In some cases, DHS used social media sites including Facebook to target and manipulate undocumented immigrants, and collected information from commercial data brokers and state agencies, such as the Department of Motor Vehicles. As the COVID-19 pandemic took hold, Immigration and Customs Enforcement (ICE) showed no signs of slowing down its crackdown on undocumented immigrant families.

A gross expansion of government surveillance threatening privacy, civil liberties, and people of color in particular

In September 2020, DHS proposed expanding the biometric data it collected from applicants trying to enter the country and from its crackdown on undocumented immigrants. The proposal drew fierce objections from privacy advocates.

Some have raised concerns that the move by ICE may be “a gross expansion of government surveillance threatening privacy, civil liberties, and people of color in particular without demonstrative security benefits”.

As late as October 2020 – the month before the US elections – DHS continued to purchase geolocation mobile phone data to carry out its missions. By cross-referencing property records and other data sets with mobile phone location data, investigators are able to track every move of individuals – including US citizens –without a warrant. This ability for live location tracking provides an unchecked avenue for extensive surveillance.

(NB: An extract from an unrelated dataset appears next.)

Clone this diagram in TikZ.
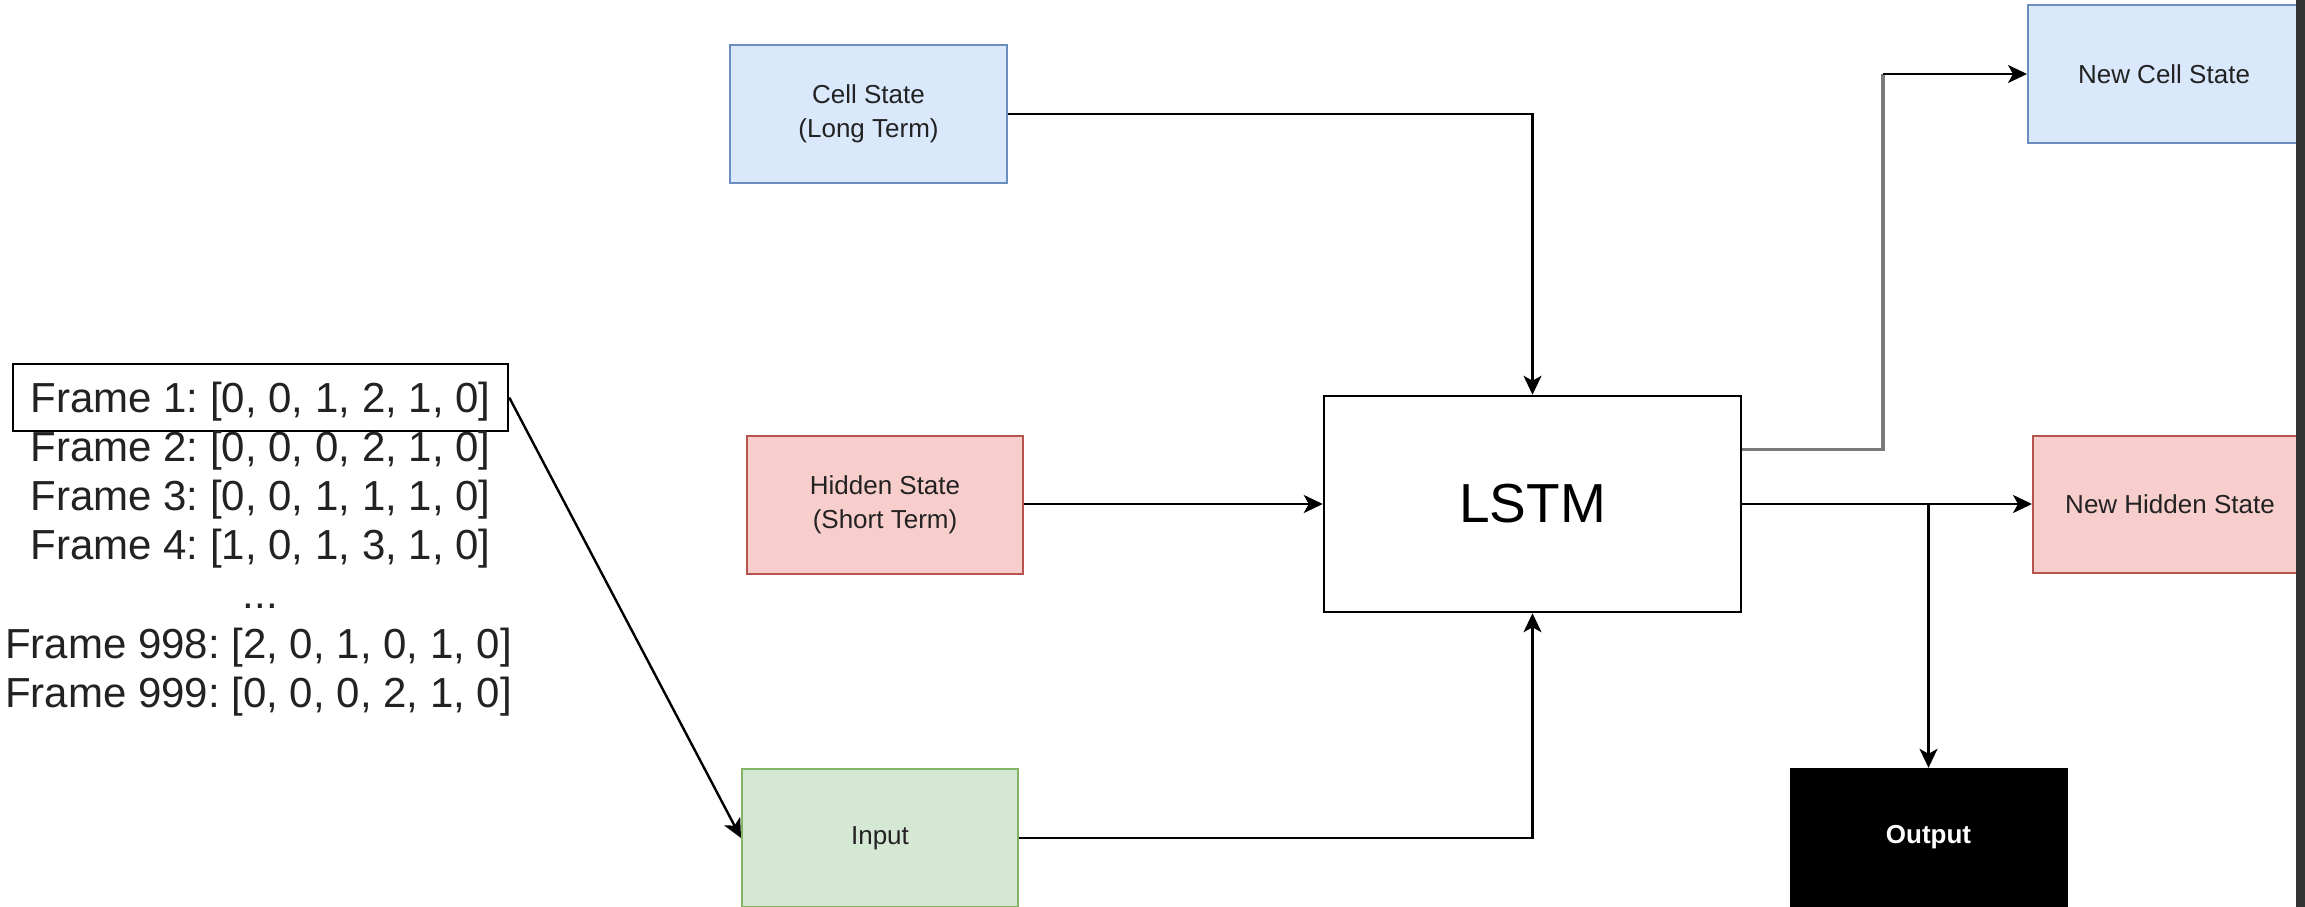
\documentclass[tikz,border=0pt]{standalone}
\usepackage{fontspec}
\setmainfont{Liberation Sans}
\usetikzlibrary{arrows.meta,calc}
\frenchspacing

\definecolor{blueFill}{HTML}{DAE8FC}
\definecolor{blueLine}{HTML}{6C8EBF}
\definecolor{redFill}{HTML}{F8CECC}
\definecolor{redLine}{HTML}{B85450}
\definecolor{greenFill}{HTML}{D5E8D4}
\definecolor{greenLine}{HTML}{82B366}
\definecolor{textGray}{HTML}{222222}
\definecolor{wireGray}{HTML}{7A7A7A}
\definecolor{sideBar}{HTML}{333333}

\tikzset{
  statebox/.style={rectangle, inner sep=0pt, line width=2pt, align=center,
    text=textGray, font=\fontsize{26}{34}\selectfont},
  framebox/.style={rectangle, inner sep=0pt, text=textGray,
    font=\fontsize{42}{49}\selectfont},
  frameline/.style={anchor=base, inner sep=0pt, text=textGray,
    font=\fontsize{42}{49}\selectfont},
  conn/.style={line width=2.4pt, draw=black,
    -{Stealth[length=19pt,width=18pt,inset=5pt]}},
  graywire/.style={line width=3.2pt, draw=wireGray},
}

\begin{document}
\begin{tikzpicture}[x=1pt,y=-1pt]
  \useasboundingbox (0,0) rectangle (2305,907);

  % input sequence of frames
  \node[framebox, draw=black, line width=2.5pt, minimum width=495pt,
        minimum height=67pt, text height=30pt, text depth=0pt]
        (frame1) at (260.5,397.5) {Frame 1: [0, 0, 1, 2, 1, 0]};
  \node[frameline] (frame2) at (260.5,461) {Frame 2: [0, 0, 0, 2, 1, 0]};
  \node[frameline] (frame3) at (260.5,510) {Frame 3: [0, 0, 1, 1, 1, 0]};
  \node[frameline] (frame4) at (260.5,559) {Frame 4: [1, 0, 1, 3, 1, 0]};
  \node[frameline] (dots)   at (260.5,608) {...};
  \node[frameline] (frame998) at (258.5,658) {Frame 998: [2, 0, 1, 0, 1, 0]};
  \node[frameline] (frame999) at (258.5,707) {Frame 999: [0, 0, 0, 2, 1, 0]};

  % LSTM inputs
  \node[statebox, fill=blueFill, draw=blueLine, minimum width=277pt,
        minimum height=138pt] (cell) at (868.5,114) {Cell State\\(Long Term)};
  \node[statebox, fill=redFill, draw=redLine, minimum width=276pt,
        minimum height=138pt] (hidden) at (885,505) {Hidden State\\(Short Term)};
  \node[statebox, fill=greenFill, draw=greenLine, minimum width=276pt,
        minimum height=138pt] (input) at (880,838) {Input};

  % the cell itself
  \node[rectangle, draw=black, line width=2.5pt, inner sep=0pt,
        minimum width=417pt, minimum height=216pt,
        font=\fontsize{55}{60}\selectfont] (lstm) at (1532.5,504) {LSTM};

  % LSTM outputs
  \node[statebox, fill=blueFill, draw=blueLine, minimum width=272pt,
        minimum height=138pt] (newcell) at (2164,74) {New Cell State};
  \node[statebox, fill=redFill, draw=redLine, minimum width=274pt,
        minimum height=137pt] (newhidden) at (2170,504.5) {New Hidden State};
  \node[rectangle, fill=black, draw=black, inner sep=0pt, minimum width=277pt,
        minimum height=138pt, text=white,
        font=\fontsize{26}{34}\selectfont\bfseries] (output) at (1928.5,837) {Output};

  % connectors into the cell
  \draw[conn] (frame1.east) -- (input.west);
  \draw[conn] (cell.east) -| (lstm.north);
  \draw[conn] (hidden.east |- lstm.west) -- (lstm.west);
  \draw[conn] (input.east) -| (lstm.south);

  % connectors out of the cell
  \coordinate (cellout) at ($(lstm.north east)!0.25!(lstm.south east)$);
  \coordinate (bend) at (1883,0 |- newcell.west);
  \draw[graywire] (cellout) -| (bend);
  \draw[conn] (bend) -- (newcell.west);
  \draw[conn] (lstm.east) -- (lstm.east -| newhidden.west);
  \coordinate (split) at (lstm.east -| output.north);
  \draw[conn] (split) -- (output.north);

  % dark strip along the right edge
  \fill[sideBar] (2296,0) rectangle (2305,907);
\end{tikzpicture}
\end{document}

With the pandemic spurring some US cities to roll out contact-tracing apps and cameras capable of facial recognition, mask detection and temperature scanning, many are questioning the reach of such technology, its place in a post-pandemic world and how it might be used after the current public health crisis.

The strongest signal of what to expect from the Biden administration is a White House memo, which makes clear that while the construction of a physical wall would cease, renewed efforts to “supplement existing border resources with technology and infrastructure” would still be pursued.

Privatisation without privacy

Given its emphasis on ‘smart’ borders “powered by biometric data, artificial intelligence, facial recognition, aerial drones, infrared cameras, motion sensors and radar”, the new administration may choose to continue the work done by DHS. The department released its AI strategy right at the end of President Trump’s tenure, declaring itself a leader in AI innovation.

The strategy called for “smart engineering” and more transparency by presenting data documentation to both operators and affected populations outside the typical governmental and military access pool.

The document also announced the creation of an AI advisory council that would “consider legal, compliance, classification, civil rights and civil liberties, and privacy implications and responsibilities related to DHS AI projects, methods and capabilities” and would uphold the ethical integrity of its AI systems.

But when those AI systems depend on private contractors such as Palantir, Google and Amazon, can we expect such a commitment to ethical integrity?

The lack of data privacy legislation in the US means that private companies upon which DHS has come to depend may determine for themselves the standards by which they abide. Some companies, including Google and Facebook, have created their own AI ethics boards. These provide internal oversight for the company’s decisions, but often fall short: marking your own homework is never a good idea.

Biden’s ‘smart border’ approach is dangerous: it relies on the intrusive, data-driven approach of the former president in the name of a more humane approach to immigration. But the renewed emphasis on AI forces the US on to a surveillance path that has the potential to be far worse than any physical barrier, especially without clear regulation on private entities’ use of AI.

One thing is clear, however: President Biden is fully embracing AI technology for border security. Privacy and migrant advocates should pay the same – if not closer – attention to how DHS leverages commercial and governmental big data in the future, as they did over the last four years.